The Revenue Allocation Rule of Thumb
According to Lightspeed, a common benchmark divides revenue roughly into thirds:
- One-third to food and beverage costs
- One-third to labor
- One-third for overhead, occupancy, and profit
If any one-third is significantly out of balance, you have a structural problem that needs investigation. A restaurant spending 40% on food has to cut labor below 25% or reduce overhead to compensate — both of which have limits.
Essential KPIs Across All Concepts
According to Pacific Accounting, ten essential metrics apply across all restaurant types:
| KPI | Target | Frequency |
|---|---|---|
| Prime cost % | Below 65% (55-65%) | Weekly |
| Food cost % | 28-35% (varies by segment) | Weekly |
| Labor cost % | 25-35% (varies by segment) | Weekly |
| Gross profit margin | 65-75% | Monthly |
| Net profit margin | 2-9% (varies by segment) | Monthly |
| RevPASH | Varies by daypart | Weekly |
| Average check size | Varies by concept | Weekly |
| Cash reserves | 3-6 months expenses | Monthly |
| Break-even point | Specific to location | Quarterly |
| ROI on investments | Varies by project | Per project |
According to Baker Tilly, weekly prime cost tracking is the minimum standard. Setting specific targets and sharing them with your management team is essential for accountability.
How to Use These Benchmarks
Step 1: Identify Your Segment
Determine which concept type best describes your restaurant. If you are a hybrid (a fast-casual concept with some table service, for example), compare against both adjacent segments and aim for the middle.
Step 2: Calculate Your Current Metrics
Run the numbers for prime cost, food cost, labor cost, and net profit margin using at least the last three months of data. One month can be an anomaly; three months reveals a pattern.
Step 3: Compare Against Segment Benchmarks
Where do you stand relative to the benchmarks for your concept type? A full-service restaurant at 63% prime cost is performing well.
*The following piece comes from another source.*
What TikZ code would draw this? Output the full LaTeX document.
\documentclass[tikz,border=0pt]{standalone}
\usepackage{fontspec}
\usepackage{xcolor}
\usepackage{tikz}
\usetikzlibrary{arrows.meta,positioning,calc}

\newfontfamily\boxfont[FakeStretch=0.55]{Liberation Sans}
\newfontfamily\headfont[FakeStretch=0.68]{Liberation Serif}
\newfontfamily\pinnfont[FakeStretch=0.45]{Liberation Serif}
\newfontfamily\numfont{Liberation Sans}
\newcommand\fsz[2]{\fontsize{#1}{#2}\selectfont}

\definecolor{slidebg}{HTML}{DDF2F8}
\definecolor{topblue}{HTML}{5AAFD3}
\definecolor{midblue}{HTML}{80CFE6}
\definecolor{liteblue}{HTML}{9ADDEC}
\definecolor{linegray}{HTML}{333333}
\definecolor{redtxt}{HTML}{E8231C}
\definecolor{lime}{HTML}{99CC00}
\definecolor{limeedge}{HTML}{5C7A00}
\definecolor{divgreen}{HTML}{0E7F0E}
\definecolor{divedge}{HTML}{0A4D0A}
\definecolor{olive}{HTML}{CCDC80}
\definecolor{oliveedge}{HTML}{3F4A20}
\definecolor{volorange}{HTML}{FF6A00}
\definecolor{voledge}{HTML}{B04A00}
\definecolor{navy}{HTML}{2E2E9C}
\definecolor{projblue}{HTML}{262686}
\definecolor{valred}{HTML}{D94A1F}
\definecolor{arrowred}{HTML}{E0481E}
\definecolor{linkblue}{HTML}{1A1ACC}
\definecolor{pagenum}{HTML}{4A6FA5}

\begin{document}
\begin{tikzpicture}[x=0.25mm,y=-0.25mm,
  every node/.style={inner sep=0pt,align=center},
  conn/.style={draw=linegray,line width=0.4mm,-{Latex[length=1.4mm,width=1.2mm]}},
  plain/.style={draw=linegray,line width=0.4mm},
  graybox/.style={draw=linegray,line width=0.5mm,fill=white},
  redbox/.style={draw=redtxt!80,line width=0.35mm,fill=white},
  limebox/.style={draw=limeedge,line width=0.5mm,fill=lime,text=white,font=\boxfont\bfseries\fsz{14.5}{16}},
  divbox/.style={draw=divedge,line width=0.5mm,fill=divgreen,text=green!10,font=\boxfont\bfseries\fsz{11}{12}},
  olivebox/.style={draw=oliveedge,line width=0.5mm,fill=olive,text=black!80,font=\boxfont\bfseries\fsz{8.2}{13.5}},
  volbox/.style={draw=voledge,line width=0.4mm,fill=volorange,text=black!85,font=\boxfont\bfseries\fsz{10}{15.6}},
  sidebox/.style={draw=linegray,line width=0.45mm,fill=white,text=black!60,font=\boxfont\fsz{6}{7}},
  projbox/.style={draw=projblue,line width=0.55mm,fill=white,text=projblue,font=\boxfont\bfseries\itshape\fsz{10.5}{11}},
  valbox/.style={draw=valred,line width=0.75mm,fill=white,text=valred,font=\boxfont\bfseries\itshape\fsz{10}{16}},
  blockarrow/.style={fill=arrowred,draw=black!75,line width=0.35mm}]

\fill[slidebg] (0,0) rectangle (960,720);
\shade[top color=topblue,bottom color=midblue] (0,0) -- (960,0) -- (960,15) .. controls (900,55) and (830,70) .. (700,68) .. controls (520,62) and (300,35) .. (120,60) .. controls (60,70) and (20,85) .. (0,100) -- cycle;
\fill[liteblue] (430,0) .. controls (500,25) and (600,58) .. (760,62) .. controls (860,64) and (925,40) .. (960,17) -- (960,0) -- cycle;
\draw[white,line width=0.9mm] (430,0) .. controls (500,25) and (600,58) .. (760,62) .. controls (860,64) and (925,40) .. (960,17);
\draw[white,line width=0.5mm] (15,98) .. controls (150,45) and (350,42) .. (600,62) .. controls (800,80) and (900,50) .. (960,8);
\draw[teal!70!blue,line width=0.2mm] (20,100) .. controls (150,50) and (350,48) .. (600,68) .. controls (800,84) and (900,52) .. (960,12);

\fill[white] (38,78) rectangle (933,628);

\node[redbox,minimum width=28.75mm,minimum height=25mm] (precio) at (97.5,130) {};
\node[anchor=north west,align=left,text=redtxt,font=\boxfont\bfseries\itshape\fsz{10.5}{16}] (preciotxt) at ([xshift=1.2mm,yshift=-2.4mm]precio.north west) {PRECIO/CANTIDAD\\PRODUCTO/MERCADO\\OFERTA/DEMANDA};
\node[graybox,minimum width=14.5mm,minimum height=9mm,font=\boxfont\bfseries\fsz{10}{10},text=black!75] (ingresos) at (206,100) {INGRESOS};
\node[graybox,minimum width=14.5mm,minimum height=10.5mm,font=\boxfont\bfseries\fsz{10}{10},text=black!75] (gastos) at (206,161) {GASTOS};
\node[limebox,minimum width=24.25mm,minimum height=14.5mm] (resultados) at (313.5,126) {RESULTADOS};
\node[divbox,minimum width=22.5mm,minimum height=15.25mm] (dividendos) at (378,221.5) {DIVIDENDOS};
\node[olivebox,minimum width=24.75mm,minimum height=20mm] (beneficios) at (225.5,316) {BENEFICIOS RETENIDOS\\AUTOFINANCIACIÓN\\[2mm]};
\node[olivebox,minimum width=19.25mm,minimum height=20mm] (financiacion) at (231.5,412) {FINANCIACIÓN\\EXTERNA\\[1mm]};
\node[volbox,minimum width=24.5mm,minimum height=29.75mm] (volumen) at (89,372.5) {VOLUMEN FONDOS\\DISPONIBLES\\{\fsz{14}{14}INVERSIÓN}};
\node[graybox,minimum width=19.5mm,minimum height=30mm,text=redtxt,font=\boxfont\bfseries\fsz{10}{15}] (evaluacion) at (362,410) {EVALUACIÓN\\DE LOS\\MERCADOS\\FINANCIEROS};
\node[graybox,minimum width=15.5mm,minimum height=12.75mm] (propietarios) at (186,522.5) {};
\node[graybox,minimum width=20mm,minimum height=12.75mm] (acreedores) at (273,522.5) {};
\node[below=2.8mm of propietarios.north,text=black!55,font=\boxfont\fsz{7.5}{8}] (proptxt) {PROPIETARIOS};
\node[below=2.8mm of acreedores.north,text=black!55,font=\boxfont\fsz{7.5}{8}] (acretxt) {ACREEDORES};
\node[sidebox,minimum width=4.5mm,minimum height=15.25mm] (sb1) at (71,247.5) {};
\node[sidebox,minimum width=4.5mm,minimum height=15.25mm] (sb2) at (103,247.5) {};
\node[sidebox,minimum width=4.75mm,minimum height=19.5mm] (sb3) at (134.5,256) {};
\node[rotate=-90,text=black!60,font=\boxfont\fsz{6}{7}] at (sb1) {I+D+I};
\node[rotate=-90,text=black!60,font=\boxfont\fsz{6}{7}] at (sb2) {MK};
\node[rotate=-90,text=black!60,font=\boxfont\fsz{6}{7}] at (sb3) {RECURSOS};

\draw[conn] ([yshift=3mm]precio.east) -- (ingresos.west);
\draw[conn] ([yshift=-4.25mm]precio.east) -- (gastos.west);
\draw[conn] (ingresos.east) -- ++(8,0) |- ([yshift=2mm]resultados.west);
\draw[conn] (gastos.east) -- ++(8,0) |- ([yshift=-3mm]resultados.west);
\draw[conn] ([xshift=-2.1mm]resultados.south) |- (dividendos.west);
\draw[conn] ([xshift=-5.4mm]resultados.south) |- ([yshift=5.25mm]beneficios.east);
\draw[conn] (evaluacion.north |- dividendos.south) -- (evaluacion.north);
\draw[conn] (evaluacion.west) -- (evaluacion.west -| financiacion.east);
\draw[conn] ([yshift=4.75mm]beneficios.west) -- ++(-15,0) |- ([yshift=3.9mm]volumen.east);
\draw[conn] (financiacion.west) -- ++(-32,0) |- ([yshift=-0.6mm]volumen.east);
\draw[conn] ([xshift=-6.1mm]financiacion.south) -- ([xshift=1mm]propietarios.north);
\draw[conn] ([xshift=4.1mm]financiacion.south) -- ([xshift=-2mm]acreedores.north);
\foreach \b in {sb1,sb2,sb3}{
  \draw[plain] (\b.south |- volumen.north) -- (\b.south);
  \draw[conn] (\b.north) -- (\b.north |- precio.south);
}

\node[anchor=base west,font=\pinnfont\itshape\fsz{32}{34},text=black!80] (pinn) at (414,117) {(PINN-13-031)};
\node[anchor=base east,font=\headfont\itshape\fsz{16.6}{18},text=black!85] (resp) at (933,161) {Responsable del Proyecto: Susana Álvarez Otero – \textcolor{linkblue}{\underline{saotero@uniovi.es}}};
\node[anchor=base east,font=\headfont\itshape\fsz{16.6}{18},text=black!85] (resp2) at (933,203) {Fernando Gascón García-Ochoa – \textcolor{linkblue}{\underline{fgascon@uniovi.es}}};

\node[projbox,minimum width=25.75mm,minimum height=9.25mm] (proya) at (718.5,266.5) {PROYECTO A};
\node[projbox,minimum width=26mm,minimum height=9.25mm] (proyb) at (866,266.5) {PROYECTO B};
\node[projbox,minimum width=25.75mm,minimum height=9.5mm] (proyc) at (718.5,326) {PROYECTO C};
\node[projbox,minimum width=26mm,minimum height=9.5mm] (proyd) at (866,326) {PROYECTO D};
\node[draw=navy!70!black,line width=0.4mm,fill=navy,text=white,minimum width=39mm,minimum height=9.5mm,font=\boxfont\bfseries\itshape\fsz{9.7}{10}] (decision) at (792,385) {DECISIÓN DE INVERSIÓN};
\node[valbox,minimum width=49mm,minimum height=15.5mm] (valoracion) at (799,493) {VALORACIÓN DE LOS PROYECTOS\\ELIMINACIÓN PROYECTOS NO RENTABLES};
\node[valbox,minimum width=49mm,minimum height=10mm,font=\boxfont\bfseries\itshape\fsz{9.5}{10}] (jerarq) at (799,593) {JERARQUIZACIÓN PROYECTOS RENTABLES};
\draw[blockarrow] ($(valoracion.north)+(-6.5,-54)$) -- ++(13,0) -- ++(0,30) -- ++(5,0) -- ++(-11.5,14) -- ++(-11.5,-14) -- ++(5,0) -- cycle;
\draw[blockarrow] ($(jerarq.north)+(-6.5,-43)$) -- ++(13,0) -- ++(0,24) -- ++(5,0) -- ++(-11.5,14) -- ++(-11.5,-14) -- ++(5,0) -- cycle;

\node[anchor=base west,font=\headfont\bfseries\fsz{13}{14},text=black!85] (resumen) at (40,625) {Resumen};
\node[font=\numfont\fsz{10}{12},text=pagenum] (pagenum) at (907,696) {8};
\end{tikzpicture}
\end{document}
The same restaurant at 70% has a serious problem.
Step 4: Investigate Outliers
If any metric is significantly above or below the benchmark for your segment, investigate. High food cost might indicate waste, portioning issues, or supplier pricing problems. Low labor cost might indicate understaffing that is hurting service quality.
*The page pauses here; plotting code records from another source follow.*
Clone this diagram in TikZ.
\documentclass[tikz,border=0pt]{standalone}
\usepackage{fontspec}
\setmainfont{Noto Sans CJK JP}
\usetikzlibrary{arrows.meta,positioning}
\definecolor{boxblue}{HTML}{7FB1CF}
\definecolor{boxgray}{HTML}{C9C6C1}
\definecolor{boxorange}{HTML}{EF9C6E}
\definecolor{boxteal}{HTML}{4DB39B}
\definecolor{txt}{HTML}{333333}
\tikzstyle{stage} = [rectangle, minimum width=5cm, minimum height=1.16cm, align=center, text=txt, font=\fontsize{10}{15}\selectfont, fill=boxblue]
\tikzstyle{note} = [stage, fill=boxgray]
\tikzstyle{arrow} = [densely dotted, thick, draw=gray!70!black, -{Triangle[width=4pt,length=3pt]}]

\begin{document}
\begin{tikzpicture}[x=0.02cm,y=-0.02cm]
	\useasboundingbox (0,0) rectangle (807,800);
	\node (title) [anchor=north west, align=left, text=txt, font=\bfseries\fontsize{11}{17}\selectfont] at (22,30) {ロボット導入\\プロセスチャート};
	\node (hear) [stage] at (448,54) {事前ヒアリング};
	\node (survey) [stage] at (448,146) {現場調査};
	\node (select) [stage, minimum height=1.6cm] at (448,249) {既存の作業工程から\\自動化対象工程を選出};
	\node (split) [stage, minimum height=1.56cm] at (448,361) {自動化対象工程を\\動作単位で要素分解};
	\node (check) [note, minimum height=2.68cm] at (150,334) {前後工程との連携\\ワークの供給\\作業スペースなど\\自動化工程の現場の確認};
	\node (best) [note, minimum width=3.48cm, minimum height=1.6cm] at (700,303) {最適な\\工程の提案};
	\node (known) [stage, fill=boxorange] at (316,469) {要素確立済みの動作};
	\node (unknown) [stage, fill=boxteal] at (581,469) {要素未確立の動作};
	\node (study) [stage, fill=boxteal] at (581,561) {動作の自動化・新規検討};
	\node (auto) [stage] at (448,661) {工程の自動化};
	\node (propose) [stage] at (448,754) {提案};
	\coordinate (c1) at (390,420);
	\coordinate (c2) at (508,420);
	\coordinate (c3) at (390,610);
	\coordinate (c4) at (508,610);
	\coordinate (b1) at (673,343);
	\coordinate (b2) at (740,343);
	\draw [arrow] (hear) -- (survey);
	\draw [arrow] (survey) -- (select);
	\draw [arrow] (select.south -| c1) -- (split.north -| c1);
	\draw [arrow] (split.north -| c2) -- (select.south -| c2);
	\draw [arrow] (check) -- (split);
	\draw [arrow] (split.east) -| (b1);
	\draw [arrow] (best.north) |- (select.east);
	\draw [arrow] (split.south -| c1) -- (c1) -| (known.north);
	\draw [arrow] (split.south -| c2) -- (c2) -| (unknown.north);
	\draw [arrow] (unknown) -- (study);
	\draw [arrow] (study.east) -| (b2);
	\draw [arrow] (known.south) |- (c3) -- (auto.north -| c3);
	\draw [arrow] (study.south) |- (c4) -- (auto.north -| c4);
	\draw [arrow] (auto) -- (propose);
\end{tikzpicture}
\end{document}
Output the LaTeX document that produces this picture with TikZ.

Step 5: Set Improvement Targets
According to Baker Tilly, set SMART goals for gradual improvement. Trying to cut prime cost from 68% to 58% in one month is unrealistic and will hurt your operation. Target 1-2 percentage point improvements per quarter.
Strategies That Work Across All Segments
According to Peppr POS, several strategies for improving margins apply regardless of concept:
Revenue strategies:
- Regular menu analysis to eliminate low-margin items
- Menu engineering to promote high-margin items in prime menu positions
- Staff training on upselling
- Revenue diversification through catering, delivery, and retail products
Cost strategies:
- Waste reduction programs (according to Lightspeed, restaurants save $6 for every $1 invested)
- Labor scheduling optimization based on historical sales data
- Vendor negotiation and competitive bidding
- Technology adoption to reduce labor-intensive tasks
According to Peppr POS, small improvements across multiple areas compound into meaningful margin gains. A 1% improvement in food cost, a 1% improvement in labor cost, and a 1% increase in average check size can collectively add 2-3 percentage points to your net margin — potentially doubling it.
The Bottom Line
The right benchmark is the one that matches your concept. A full-service restaurant should not panic about a 4% net margin — that is strong performance for the segment. A QSR at the same margin should be investigating why it is not reaching 6-9%.
According to Baker Tilly, prime cost exceeding 65% makes profitability extremely difficult regardless of concept. That is the universal red line. Everything else is segment-specific: food cost, labor cost, and net margin all need to be evaluated against the right comparison set.
Know your segment, track your numbers weekly, compare against the right benchmarks, and take action when any metric drifts outside its target range. That is the discipline that separates the restaurants that survive from the 50% that do not.